DIRECTIONS: Set down each line of the material that follows, exactly, with no pictures.
====== MATERIAL ======
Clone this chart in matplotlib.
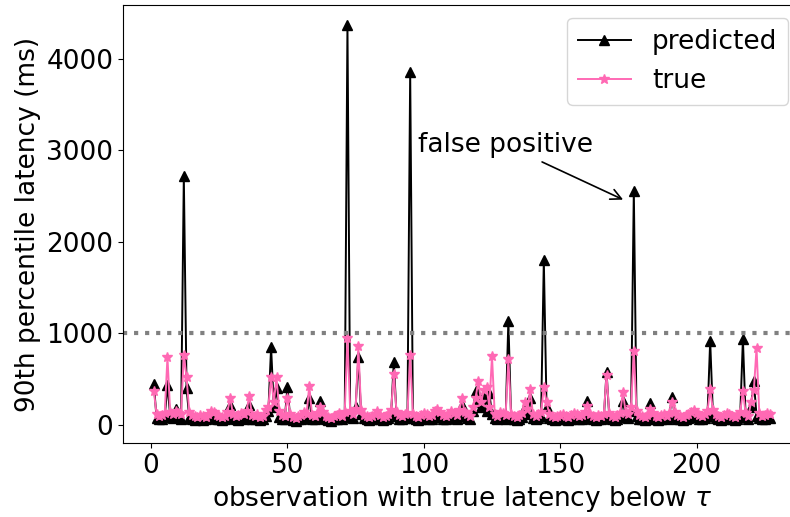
import numpy as np
import matplotlib
matplotlib.use("Agg")
import matplotlib.pyplot as plt

# observation index (1-based)
obs = list(range(1, 228))

predicted = [
    450, 80, 60, 70, 90, 440, 100, 80, 180, 90,
    70, 2720, 400, 80, 60, 50, 60, 70, 50, 60,
    80, 100, 90, 70, 60, 50, 70, 90, 220, 80,
    60, 50, 80, 70, 90, 220, 70, 60, 80, 50,
    60, 100, 150, 850, 200, 400, 90, 70, 60, 420,
    80, 50, 40, 60, 70, 90, 80, 290, 70, 60,
    80, 260, 90, 60, 50, 40, 60, 70, 80, 60,
    90, 4370, 100, 80, 200, 740, 120, 80, 60, 50,
    60, 80, 100, 70, 50, 60, 80, 120, 690, 100,
    70, 60, 80, 90, 3860, 80, 60, 50, 70, 90,
    80, 60, 70, 100, 120, 90, 70, 60, 80, 100,
    90, 70, 120, 220, 100, 80, 60, 150, 370, 250,
    200, 300, 150, 350, 120, 80, 60, 100, 90, 70,
    1140, 80, 60, 50, 70, 90, 200, 120, 300, 80,
    60, 80, 100, 1800, 200, 80, 60, 50, 60, 70,
    80, 60, 50, 70, 90, 80, 60, 70, 100, 260,
    80, 60, 50, 70, 60, 80, 580, 90, 60, 50,
    70, 90, 260, 100, 80, 150, 2560, 100, 70, 60,
    50, 70, 240, 90, 60, 50, 70, 80, 60, 90,
    310, 100, 70, 60, 50, 70, 80, 100, 120, 90,
    70, 60, 80, 100, 920, 120, 80, 60, 50, 70,
    90, 80, 60, 50, 70, 100, 940, 90, 60, 200,
    480, 100, 80, 60, 70, 90, 80,
]

true_lat = [
    370, 120, 100, 110, 130, 740, 140, 120, 150, 130,
    120, 770, 520, 140, 110, 100, 90, 110, 100, 90,
    120, 150, 140, 110, 100, 90, 100, 140, 300, 120,
    100, 110, 130, 120, 150, 320, 110, 100, 120, 90,
    100, 160, 200, 520, 250, 520, 150, 110, 100, 300,
    120, 90, 80, 100, 110, 140, 120, 430, 110, 100,
    130, 200, 140, 100, 90, 80, 100, 110, 130, 100,
    140, 950, 150, 120, 180, 860, 160, 110, 100, 90,
    100, 120, 150, 110, 90, 100, 120, 160, 560, 140,
    110, 100, 120, 130, 760, 120, 100, 90, 110, 130,
    120, 100, 110, 150, 170, 140, 110, 100, 120, 150,
    130, 110, 160, 290, 140, 120, 100, 200, 300, 480,
    250, 380, 410, 200, 750, 120, 100, 140, 130, 110,
    720, 120, 100, 90, 110, 130, 250, 170, 390, 120,
    100, 120, 140, 410, 250, 120, 100, 90, 100, 110,
    120, 100, 90, 110, 130, 120, 100, 110, 140, 210,
    120, 100, 90, 110, 100, 120, 550, 130, 100, 90,
    110, 130, 360, 140, 120, 200, 810, 150, 110, 100,
    90, 110, 180, 130, 100, 90, 110, 120, 100, 130,
    250, 140, 110, 100, 90, 110, 120, 140, 160, 130,
    110, 100, 120, 150, 390, 160, 120, 100, 90, 110,
    130, 120, 100, 90, 110, 140, 370, 130, 100, 250,
    380, 840, 130, 100, 110, 130, 120,
]

threshold = 1000

plt.rcParams['font.family'] = ['DejaVu Sans']
plt.rcParams['font.size'] = 19

fig = plt.figure(figsize=(7.9, 5.17), dpi=100)
ax = fig.add_axes([123/790, 1 - 443/517, (801 - 123)/790, (443 - 5)/517])

ax.plot(obs, predicted, color='black', marker='^', markersize=7, linewidth=1.4, label='predicted')
ax.plot(obs, true_lat, color='hotpink', marker='*', markersize=7, linewidth=1.4, label='true')
ax.axhline(threshold, color='gray', linestyle=':', linewidth=3)

ax.annotate('false positive', xy=(174, 2450), xytext=(130, 3060),
            ha='center', va='center', fontsize=19,
            arrowprops=dict(arrowstyle='->', color='black', lw=1.2))

ax.set_xlim(-10.3, 238.3)
ax.set_ylim(-197, 4590)
ax.set_xticks([0, 50, 100, 150, 200])
ax.set_yticks([0, 1000, 2000, 3000, 4000])
ax.set_xlabel(r'observation with true latency below $\tau$')
ax.set_ylabel('90th percentile latency (ms)')
ax.legend(loc='upper right', fontsize=19)

fig.savefig('out.png', dpi=100)
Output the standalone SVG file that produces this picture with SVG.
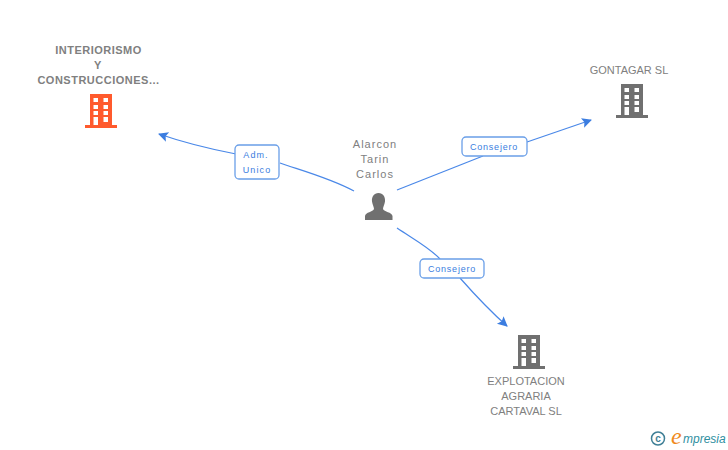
======
EXPECTED ANSWER:
Clone this chart in matplotlib.
import numpy as np
import matplotlib
matplotlib.use("Agg")
import matplotlib.pyplot as plt

# observation index (1-based)
obs = list(range(1, 228))

predicted = [
    450, 80, 60, 70, 90, 440, 100, 80, 180, 90,
    70, 2720, 400, 80, 60, 50, 60, 70, 50, 60,
    80, 100, 90, 70, 60, 50, 70, 90, 220, 80,
    60, 50, 80, 70, 90, 220, 70, 60, 80, 50,
    60, 100, 150, 850, 200, 400, 90, 70, 60, 420,
    80, 50, 40, 60, 70, 90, 80, 290, 70, 60,
    80, 260, 90, 60, 50, 40, 60, 70, 80, 60,
    90, 4370, 100, 80, 200, 740, 120, 80, 60, 50,
    60, 80, 100, 70, 50, 60, 80, 120, 690, 100,
    70, 60, 80, 90, 3860, 80, 60, 50, 70, 90,
    80, 60, 70, 100, 120, 90, 70, 60, 80, 100,
    90, 70, 120, 220, 100, 80, 60, 150, 370, 250,
    200, 300, 150, 350, 120, 80, 60, 100, 90, 70,
    1140, 80, 60, 50, 70, 90, 200, 120, 300, 80,
    60, 80, 100, 1800, 200, 80, 60, 50, 60, 70,
    80, 60, 50, 70, 90, 80, 60, 70, 100, 260,
    80, 60, 50, 70, 60, 80, 580, 90, 60, 50,
    70, 90, 260, 100, 80, 150, 2560, 100, 70, 60,
    50, 70, 240, 90, 60, 50, 70, 80, 60, 90,
    310, 100, 70, 60, 50, 70, 80, 100, 120, 90,
    70, 60, 80, 100, 920, 120, 80, 60, 50, 70,
    90, 80, 60, 50, 70, 100, 940, 90, 60, 200,
    480, 100, 80, 60, 70, 90, 80,
]

true_lat = [
    370, 120, 100, 110, 130, 740, 140, 120, 150, 130,
    120, 770, 520, 140, 110, 100, 90, 110, 100, 90,
    120, 150, 140, 110, 100, 90, 100, 140, 300, 120,
    100, 110, 130, 120, 150, 320, 110, 100, 120, 90,
    100, 160, 200, 520, 250, 520, 150, 110, 100, 300,
    120, 90, 80, 100, 110, 140, 120, 430, 110, 100,
    130, 200, 140, 100, 90, 80, 100, 110, 130, 100,
    140, 950, 150, 120, 180, 860, 160, 110, 100, 90,
    100, 120, 150, 110, 90, 100, 120, 160, 560, 140,
    110, 100, 120, 130, 760, 120, 100, 90, 110, 130,
    120, 100, 110, 150, 170, 140, 110, 100, 120, 150,
    130, 110, 160, 290, 140, 120, 100, 200, 300, 480,
    250, 380, 410, 200, 750, 120, 100, 140, 130, 110,
    720, 120, 100, 90, 110, 130, 250, 170, 390, 120,
    100, 120, 140, 410, 250, 120, 100, 90, 100, 110,
    120, 100, 90, 110, 130, 120, 100, 110, 140, 210,
    120, 100, 90, 110, 100, 120, 550, 130, 100, 90,
    110, 130, 360, 140, 120, 200, 810, 150, 110, 100,
    90, 110, 180, 130, 100, 90, 110, 120, 100, 130,
    250, 140, 110, 100, 90, 110, 120, 140, 160, 130,
    110, 100, 120, 150, 390, 160, 120, 100, 90, 110,
    130, 120, 100, 90, 110, 140, 370, 130, 100, 250,
    380, 840, 130, 100, 110, 130, 120,
]

threshold = 1000

plt.rcParams['font.family'] = ['DejaVu Sans']
plt.rcParams['font.size'] = 19

fig = plt.figure(figsize=(7.9, 5.17), dpi=100)
ax = fig.add_axes([123/790, 1 - 443/517, (801 - 123)/790, (443 - 5)/517])

ax.plot(obs, predicted, color='black', marker='^', markersize=7, linewidth=1.4, label='predicted')
ax.plot(obs, true_lat, color='hotpink', marker='*', markersize=7, linewidth=1.4, label='true')
ax.axhline(threshold, color='gray', linestyle=':', linewidth=3)

ax.annotate('false positive', xy=(174, 2450), xytext=(130, 3060),
            ha='center', va='center', fontsize=19,
            arrowprops=dict(arrowstyle='->', color='black', lw=1.2))

ax.set_xlim(-10.3, 238.3)
ax.set_ylim(-197, 4590)
ax.set_xticks([0, 50, 100, 150, 200])
ax.set_yticks([0, 1000, 2000, 3000, 4000])
ax.set_xlabel(r'observation with true latency below $\tau$')
ax.set_ylabel('90th percentile latency (ms)')
ax.legend(loc='upper right', fontsize=19)

fig.savefig('out.png', dpi=100)
Output the standalone SVG file that produces this picture with SVG.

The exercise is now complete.